Internat. Orchestra Conference in Oslo, Febr. 2014: No re-auditions!

Internat. Orchestra Conference in Oslo, Febr. 2014: No re-auditions!

But there were earlier examples: Back in the early 1970s the Rotterdam Philharmonic management and its chief conductor decided to improve the orchestra’s quality through re-auditions. When in the 1980s three Dutch orchestras merged in the Netherlands Philharmonic, re-auditions also took place.

In Germany, shortly after the peaceful reunification in the early 1990s, some conductors in the new federal states started to try selecting a couple of musicians by re-auditions. But these attempts failed due to legal restrictions: In German law and in our national or single collective bargaining agreements an audition may only take place before the musician is employed for the first time, before he or she enters the orchestra. The issue of a re-audition is not regulated in any collective bargaining agreement for orchestras in Germany. Therefore no musician could be forced to take part in a re-audition. And even if he would participate in a re-audition process, there would be no negative consequences. A poor re-audition performance could never be a reason for dismissal.

If you analyze the re-audition cases of the past you will always find the argument from the management or the conductor to improve the orchestra’s quality. This means in concrete: at least dismissals or pink slips for musicians who don’t meet artistic standards, which are only in the brain of the orchestra manager or conductor. And this means too: despotism and unfair methods to kick musicians out of their jobs.

On the other hand: which are the most successful orchestras in the world? Everybody could name ten or more famous national and international widely recognized orchestras. And one can bet: none of these orchestras do have a re-audition system.
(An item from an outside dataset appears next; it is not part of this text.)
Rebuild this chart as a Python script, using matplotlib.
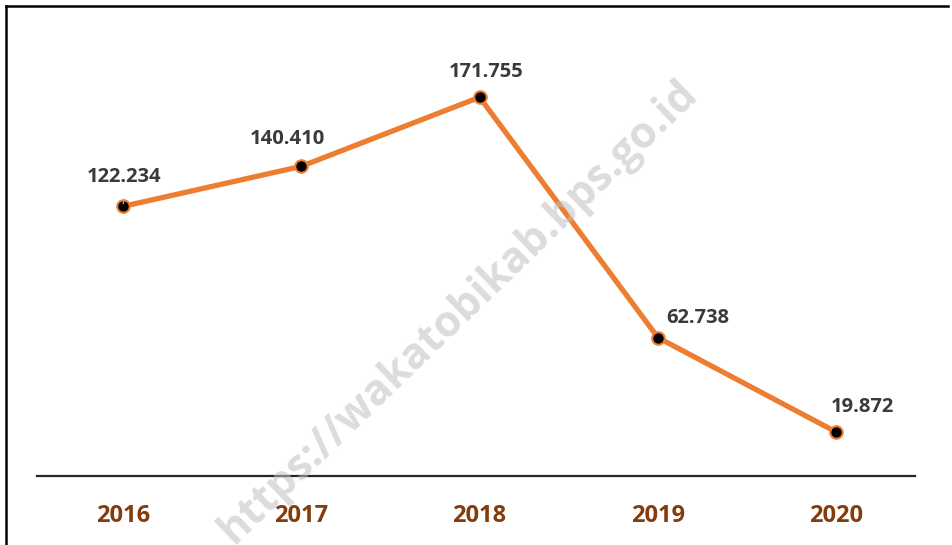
import matplotlib.pyplot as plt
from matplotlib.lines import Line2D

years = ['2016', '2017', '2018', '2019', '2020']
values = [122.234, 140.410, 171.755, 62.738, 19.872]
labels = ['122.234', '140.410', '171.755', '62.738', '19.872']
# label offsets in points (dx, dy)
offsets = [(1, 21), (-10, 20), (5, 18), (29, 14), (19, 18)]

fig = plt.figure(figsize=(9.52, 5.45), dpi=100)
ax = fig.add_axes([37 / 952, 69 / 545, (915 - 37) / 952, (476 - 35) / 545])

x = list(range(len(years)))
ax.plot(x, values, color='#ED7D31', lw=3.8, zorder=2, solid_capstyle='round')
ax.plot(x, values, 'o', ms=9, mfc='black', mec='#ED7D31', mew=1.5, zorder=3)

for i, (v, lab) in enumerate(zip(values, labels)):
    dx, dy = offsets[i]
    ax.annotate(lab, (i, v), xytext=(dx, dy), textcoords='offset points',
                ha='center', va='center', fontsize=14.5, fontweight='bold',
                color='#3a3a3a', family='Open Sans')

# small leader line for first label
ax.annotate('', (0, values[0]), xytext=(0.01, values[0] + 4.5),
            arrowprops=dict(arrowstyle='-', color='#a6a6a6', lw=1))

ax.set_xlim(-0.48, 4.44)
ax.set_ylim(0, 200)
ax.set_xticks(x)
ax.set_xticklabels(years, fontsize=17, fontweight='bold', color='#843C0C', family='Open Sans')
ax.tick_params(axis='x', length=0, pad=20)
ax.set_yticks([])
for s in ['left', 'right', 'top']:
    ax.spines[s].set_visible(False)
ax.spines['bottom'].set_linewidth(1.6)
ax.spines['bottom'].set_color('#262626')

# outer border (left and top)
fig.add_artist(Line2D([5.5 / 952, 5.5 / 952], [0, 1 - 6 / 545], color='black', lw=1.8,
                      transform=fig.transFigure))
fig.add_artist(Line2D([5.5 / 952, 948 / 952], [1 - 6 / 545, 1 - 6 / 545], color='black', lw=1.8,
                      transform=fig.transFigure))

# watermark
fig.text(458 / 952, 1 - 312 / 545, 'https://wakatobikab.bps.go.id', rotation=44,
         ha='center', va='center', fontsize=31, fontweight='bold', color='#c0c0c0',
         alpha=0.55, family='Open Sans', zorder=10)

fig.savefig('out.png', dpi=100)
The truth is: every rehearsal, every concert, every recording session with the orchestra is a “re-audition” itself for every musician who has to perform on top-level. However, many musicians say that you don’t perform for the audience, but you perform for the orchestra colleagues. There is no stronger artistic control and social pressure as in the orchestra sections themselves.

To sum up: whenever the management or the conductor of a professional symphony orchestra tries to promote the re-audition issue, this may be an evidence for the inadequate leadership skills of these people and not an evidence for a poor artistic performance of musicians. Re-audition remains to be a wrong tool.